* [What to work on] Extract the lines from the start through the line that holds "xs = [i + 0.5 for i in range(n)]", both included, omitting all images.

* [Given information]
—————

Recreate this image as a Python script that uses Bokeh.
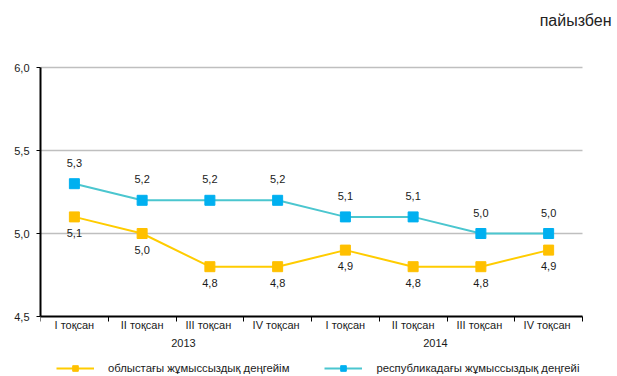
from bokeh.plotting import figure
from bokeh.models import (Range1d, FixedTicker, Legend, LegendItem, Label)
from bokeh.core.properties import value
from bokeh.embed import file_html
from bokeh.resources import INLINE

# ---- data ----
quarters = ["I тоқсан", "II тоқсан", "III  тоқсан", "IV  тоқсан",
            "I тоқсан", "II тоқсан", "III  тоқсан", "IV  тоқсан"]
years = ["2013", "2014"]
regional = [5.1, 5.0, 4.8, 4.8, 4.9, 4.8, 4.8, 4.9]
republic = [5.3, 5.2, 5.2, 5.2, 5.1, 5.1, 5.0, 5.0]
y_ticks = [4.5, 5.0, 5.5, 6.0]
name_regional = "облыстағы жұмыссыздық деңгейім"
name_republic = "республикадағы жұмыссыздық деңгейі"
unit_text = "пайызбен"

FONT = "Liberation Sans"
TXT = "#1a1a1a"

n = len(quarters)
xs = [i + 0.5 for i in range(n)]

def fmt(v):
    return f"{v:.1f}".replace(".", ",")

W, H = 617, 376
LEFT = 40
px_x = 542 / n                     # pixels per category
px_y = 249 / (y_ticks[-1] - y_ticks[0])   # pixels per unit
x_end = n + (W - LEFT - 542) / px_x
y_top = y_ticks[-1] + 67 / px_y
y_bot = y_ticks[0] - (H - 316) / px_y

p = figure(width=W, height=H, output_backend="svg", toolbar_location=None,
           x_range=Range1d(0, x_end), y_range=Range1d(y_bot, y_top),
           min_border_left=LEFT, min_border_right=0, min_border_top=0,
           min_border_bottom=0)
p.outline_line_color = None
p.background_fill_color = "white"
p.border_fill_color = "white"

# x axis at the bottom of the value range
xa = p.xaxis[0]
xa.fixed_location = y_ticks[0]
xa.bounds = (0, n)
xa.ticker = FixedTicker(ticks=xs, minor_ticks=list(range(n + 1)))
xa.major_label_overrides = {x: q for x, q in zip(xs, quarters)}
xa.major_tick_out = 0
xa.major_tick_in = 0
xa.minor_tick_out = 5
xa.minor_tick_in = 0
xa.minor_tick_line_color = "black"
xa.minor_tick_line_width = 1
xa.axis_line_color = "black"
xa.axis_line_width = 2
xa.major_label_standoff = -3
xa.major_label_text_font = FONT
xa.major_label_text_font_size = "11px"
xa.major_label_text_color = TXT

ya = p.yaxis[0]
ya.bounds = (y_ticks[0], y_ticks[-1])
ya.ticker = FixedTicker(ticks=y_ticks)
ya.major_label_overrides = {t: fmt(t) for t in y_ticks}
ya.major_tick_out = 4
ya.major_tick_in = 0
ya.minor_tick_out = 0
ya.minor_tick_in = 0
ya.major_tick_line_color = "black"
ya.axis_line_color = "black"
ya.axis_line_width = 2
ya.major_label_standoff = 7
ya.major_label_text_font = FONT
ya.major_label_text_font_size = "11px"
ya.major_label_text_color = TXT

p.xgrid.visible = False
p.ygrid.ticker = FixedTicker(ticks=y_ticks[1:])
p.ygrid.cross_bounds = (0, n)
p.ygrid.grid_line_color = "#bfbfbf"
p.ygrid.grid_line_width = 1.5

# series
YEL = "#ffc000"
YEL_LINE = "#ffcc00"
BLUE = "#00b0f0"
TEAL = "#4bc6cf"

l1 = p.line(xs, regional, line_color=YEL_LINE, line_width=2)
s1 = p.scatter(xs, regional, marker="square", size=10, fill_color=YEL, line_color=YEL)
l2 = p.line(xs, republic, line_color=TEAL, line_width=2)
s2 = p.scatter(xs, republic, marker="square", size=10, fill_color=BLUE, line_color=BLUE)

p.text(xs, republic, text=[fmt(v) for v in republic], text_align="center",
       text_baseline="middle", y_offset=-21, text_font=value(FONT),
       text_font_size="11px", text_color=TXT)
p.text(xs, regional, text=[fmt(v) for v in regional], text_align="center",
       text_baseline="middle", y_offset=16, text_font=value(FONT),
       text_font_size="11px", text_color=TXT)

# year labels under the quarter labels
for yx, yr in zip([2.11, 5.83], years):
    p.add_layout(Label(x=yx, y=y_ticks[0], y_offset=-26, text=yr,
                       text_align="center", text_baseline="middle",
                       text_font=FONT, text_font_size="11px", text_color=TXT))

# unit label, top right
p.add_layout(Label(x=x_end, x_offset=-6, y=y_ticks[-1], y_offset=47,
                   text=unit_text, text_align="right", text_baseline="middle",
                   text_font=FONT, text_font_size="16px", text_color="#222222"))

legend = Legend(items=[LegendItem(label=name_regional, renderers=[l1, s1]),
                       LegendItem(label=name_republic, renderers=[l2, s2])],
                orientation="horizontal", location=(16, 1),
                glyph_width=38, glyph_height=14, label_standoff=14,
                spacing=35, padding=2, margin=0,
                label_text_font=FONT, label_text_font_size="11.3px",
                label_text_color=TXT, border_line_color=None,
                background_fill_alpha=0)
p.add_layout(legend, "center")

open("out.html", "w").write(file_html(p, INLINE))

—————

* [The result]
Recreate this image as a Python script that uses Bokeh.
from bokeh.plotting import figure
from bokeh.models import (Range1d, FixedTicker, Legend, LegendItem, Label)
from bokeh.core.properties import value
from bokeh.embed import file_html
from bokeh.resources import INLINE

# ---- data ----
quarters = ["I тоқсан", "II тоқсан", "III  тоқсан", "IV  тоқсан",
            "I тоқсан", "II тоқсан", "III  тоқсан", "IV  тоқсан"]
years = ["2013", "2014"]
regional = [5.1, 5.0, 4.8, 4.8, 4.9, 4.8, 4.8, 4.9]
republic = [5.3, 5.2, 5.2, 5.2, 5.1, 5.1, 5.0, 5.0]
y_ticks = [4.5, 5.0, 5.5, 6.0]
name_regional = "облыстағы жұмыссыздық деңгейім"
name_republic = "республикадағы жұмыссыздық деңгейі"
unit_text = "пайызбен"

FONT = "Liberation Sans"
TXT = "#1a1a1a"

n = len(quarters)
xs = [i + 0.5 for i in range(n)]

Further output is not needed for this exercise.